Department of Ophthalmology, Habib Bourguiba University Hospital, Sfax, Tunisia.
We carried out a prospective comparative study in which we studied the evolution of visual function at the 5-year pre-school age in 34 premature infants without retinopathy of prematurity with a gestational age (GA) < 32 weeks and/or with a birth weight less than 1500 g. We compared the results with a group of 34 children born at term, at the same age and without history of systemic or ocular pathologies. We collected the neonatal antecedents in the premature group and we performed a complete ophthalmological examination with visual acuity, keratometry, axial length, fundus examination and sensory-motor status.

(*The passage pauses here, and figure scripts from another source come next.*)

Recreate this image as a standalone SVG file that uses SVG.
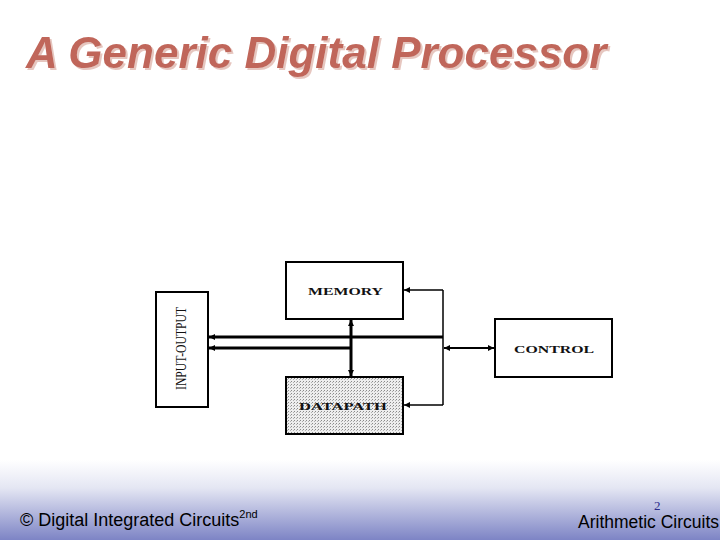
<svg xmlns="http://www.w3.org/2000/svg" width="720" height="540" viewBox="0 0 720 540">
<style>
.box{fill:#fff;stroke:#000;stroke-width:2}
.lbl{font-family:"Liberation Serif","Times New Roman",serif;font-weight:bold;font-size:10px;fill:#111}
.thick{stroke:#000;stroke-width:3;fill:none}
.thin{stroke:#000;stroke-width:1.5;fill:none}
.foot{font-family:"Liberation Sans",Arial,sans-serif;font-size:18px;fill:#000}
.title{font-family:"Liberation Sans",Arial,sans-serif;font-size:44px;font-weight:bold;font-style:italic}
</style>
<defs>
<linearGradient id="footg" x1="0" y1="0" x2="0" y2="1">
<stop offset="0" stop-color="#ffffff"/>
<stop offset="0.35" stop-color="#e4e6f3"/>
<stop offset="1" stop-color="#7d84c5"/>
</linearGradient>
<pattern id="dots" width="3" height="3" patternUnits="userSpaceOnUse">
<rect width="3" height="3" fill="#eeeeee"/>
<rect width="1" height="1" fill="#8a8a8a"/>
<rect x="2" y="1" width="1" height="1" fill="#b0b0b0"/>
</pattern>
<filter id="shadow" x="-5%" y="-20%" width="110%" height="140%">
<feDropShadow dx="2" dy="2" stdDeviation="0.3" flood-color="#e6c6bf" flood-opacity="1"/>
</filter>
<marker id="ah" viewBox="0 0 10 10" refX="10" refY="5" markerWidth="7" markerHeight="6" markerUnits="userSpaceOnUse" orient="auto-start-reverse">
<path d="M0,0 L10,5 L0,10 z" fill="#000"/>
</marker>
</defs>
<rect x="0" y="460" width="720" height="80" fill="url(#footg)"/>
<text class="title" x="26" y="68" fill="#c0665a" filter="url(#shadow)">A Generic Digital Processor</text>
<g id="io">
<rect class="box" x="156" y="292" width="52" height="115"/>
<text transform="translate(186,348.5) rotate(-90)" text-anchor="middle" font-family="'Liberation Serif','Times New Roman',serif" font-size="14" fill="#111" textLength="83" lengthAdjust="spacingAndGlyphs">INPUT-OUTPUT</text>
</g>
<g id="memory">
<rect class="box" x="286" y="262" width="117" height="57"/>
<text class="lbl" x="308" y="295" textLength="75" lengthAdjust="spacingAndGlyphs">MEMORY</text>
</g>
<g id="datapath">
<rect x="286" y="377" width="117" height="57" fill="url(#dots)" stroke="#000" stroke-width="2"/>
<text class="lbl" x="299" y="410" font-size="11" textLength="88" lengthAdjust="spacingAndGlyphs">DATAPATH</text>
</g>
<g id="control">
<rect class="box" x="495" y="319" width="117" height="58"/>
<text class="lbl" x="514" y="353" textLength="80" lengthAdjust="spacingAndGlyphs">CONTROL</text>
</g>
<g id="connectors">
<path class="thick" d="M443,337 H209" marker-end="url(#ah)"/>
<path class="thick" d="M351,348 H209" marker-end="url(#ah)"/>
<path class="thick" d="M351,320 V376" marker-start="url(#ah)" marker-end="url(#ah)"/>
<path class="thin" d="M443,290 V405"/>
<path class="thin" d="M443,290 H404" marker-end="url(#ah)"/>
<path class="thin" d="M443,405 H404" marker-end="url(#ah)"/>
<path stroke="#000" stroke-width="2" fill="none" d="M444,348 H494" marker-start="url(#ah)" marker-end="url(#ah)"/>
</g>
<text class="foot" x="20" y="526">© Digital Integrated Circuits<tspan font-size="11" dy="-8">2nd</tspan></text>
<text x="654" y="510" font-family="'Liberation Serif','Times New Roman',serif" font-size="13" fill="#2a2a8a">2</text>
<text class="foot" x="578" y="528" font-size="17.5" style="font-size:17.5px">Arithmetic Circuits</text>
</svg>
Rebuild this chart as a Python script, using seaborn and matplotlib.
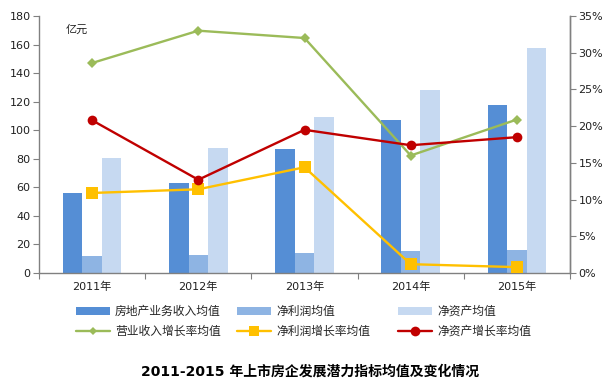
import matplotlib
matplotlib.use("Agg")
import matplotlib.pyplot as plt
import seaborn as sns
import pandas as pd
from matplotlib.patches import Patch
from matplotlib.lines import Line2D

years = ["2011年", "2012年", "2013年", "2014年", "2015年"]
revenue = [56.2, 63.2, 87.0, 107.4, 117.9]
net_profit = [12.1, 12.8, 14.2, 15.6, 16.3]
net_assets = [80.6, 87.7, 109.6, 127.9, 157.8]
rev_growth = [28.6, 33.0, 32.0, 16.0, 20.9]
profit_growth = [10.9, 11.4, 14.4, 1.2, 0.8]
asset_growth = [20.8, 12.7, 19.5, 17.4, 18.5]

bar_names = ["房地产业务收入均值", "净利润均值", "净资产均值"]
line_names = ["营业收入增长率均值", "净利润增长率均值", "净资产增长率均值"]
bar_colors = ["#558ED5", "#8EB4E3", "#C6D9F1"]
line_colors = ["#9BBB59", "#FFC000", "#C00000"]
line_markers = ["D", "s", "o"]
marker_sizes = [5, 8, 7]

sns.set_style("white")
plt.rcParams["font.family"] = ["DejaVu Sans", "Noto Sans CJK SC"]

bars = pd.DataFrame({
    "year": years * 3,
    "value": revenue + net_profit + net_assets,
    "series": [bar_names[0]] * 5 + [bar_names[1]] * 5 + [bar_names[2]] * 5,
})

fig = plt.figure(figsize=(6.16, 3.86), dpi=100)
ax = fig.add_axes([39 / 616, 1 - 273 / 386, (570 - 39) / 616, (273 - 16) / 386])
sns.barplot(data=bars, x="year", y="value", hue="series", order=years,
            hue_order=bar_names, palette=bar_colors, width=0.55, gap=0,
            saturation=1, errorbar=None, legend=False, linewidth=0,
            edgecolor="none", ax=ax)
ax.set_ylim(0, 180)
ax.set_yticks(range(0, 181, 20))

ax2 = ax.twinx()
for vals, c, m, ms in zip([rev_growth, profit_growth, asset_growth], line_colors, line_markers, marker_sizes):
    df = pd.DataFrame({"year": years, "rate": vals})
    sns.pointplot(data=df, x="year", y="rate", order=years, color=c, markers=m,
                  markersize=ms, markeredgewidth=0, linewidth=1.7, errorbar=None, ax=ax2)
ax2.set_ylim(0, 35)
ax2.set_yticks(range(0, 36, 5))
ax2.set_yticklabels([f"{v}%" for v in range(0, 36, 5)])

for a in (ax, ax2):
    a.set_xlim(-0.5, 4.5)
    a.set_xlabel("")
    a.set_ylabel("")
    for s in a.spines.values():
        s.set_color("#808080")
        s.set_linewidth(1)
    a.spines["top"].set_visible(False)
ax2.spines["left"].set_visible(False)
ax2.spines["bottom"].set_visible(False)

ax.set_xticks([i - 0.5 for i in range(6)])
ax.set_xticklabels([])
ax.set_xticks(range(5), minor=True)
ax.set_xticklabels(years, minor=True)
ax.tick_params(axis="x", which="major", length=4, color="#808080", direction="out", bottom=True)
ax.tick_params(axis="x", which="minor", length=0, pad=6, labelsize=8, labelcolor="#202020")
ax.tick_params(axis="y", length=4, color="#808080", direction="out", left=True, labelsize=8, labelcolor="#202020", pad=2)
ax2.tick_params(axis="y", length=4, color="#808080", direction="out", right=True, labelsize=8, labelcolor="#202020", pad=2)
ax.grid(False)
ax2.grid(False)

fig.text(66 / 616, 1 - 30 / 386, "亿元", fontsize=8, va="center", ha="left", color="#202020")

col_x = [76, 237, 398]
legend_ms = [4, 7, 7]
for i in range(3):
    handles = [Patch(facecolor=bar_colors[i], edgecolor="none"),
               Line2D([0], [0], color=line_colors[i], lw=1.7, marker=line_markers[i],
                      markersize=legend_ms[i], markeredgewidth=0)]
    fig.legend(handles, [bar_names[i], line_names[i]], loc="upper left",
               bbox_to_anchor=(col_x[i] / 616, 1 - 305 / 386), frameon=False,
               fontsize=8.5, handlelength=2.9, handleheight=0.6, handletextpad=0.4,
               labelspacing=0.55, borderaxespad=0, borderpad=0)

fig.text(310 / 616, 1 - 372 / 386, "2011-2015 年上市房企发展潜力指标均值及变化情况",
         fontsize=10, fontweight="bold", ha="center", va="center", color="#000000")

fig.savefig("out.png", dpi=100)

The incidence of myopia and hyperopia in preterm infants in pre-school age was similar to that of infants born at term. Nevertheless, astigmatism was more frequent in the group of premature infants. Myopia was associated with a birth weight less than 1500g and / or intense postnatal resuscitation in 2/3 of the cases. We did not found any significant difference in visual acuity and spherical equivalence between the 2 groups. Amblyopia was more prevalent in the preterm group, it was associated with a birth weight less than 1500g, a gestational age less than 30SA, presence of nosocomial or maternal-foetal infection and intensive perinatal resuscitation with artificial ventilation. The study of biometry showed a shorter axial length and a more curved cornea with a greater dioptric power in the group of premature infants. Sensory-motor status was more altered in the premature infants who received intense resuscitation with artificial ventilation and phototherapy.
Our data confirm that prematurity predicts alterations of early visual development, thus preventive recommendations should be undertaken in order to limit its consequences.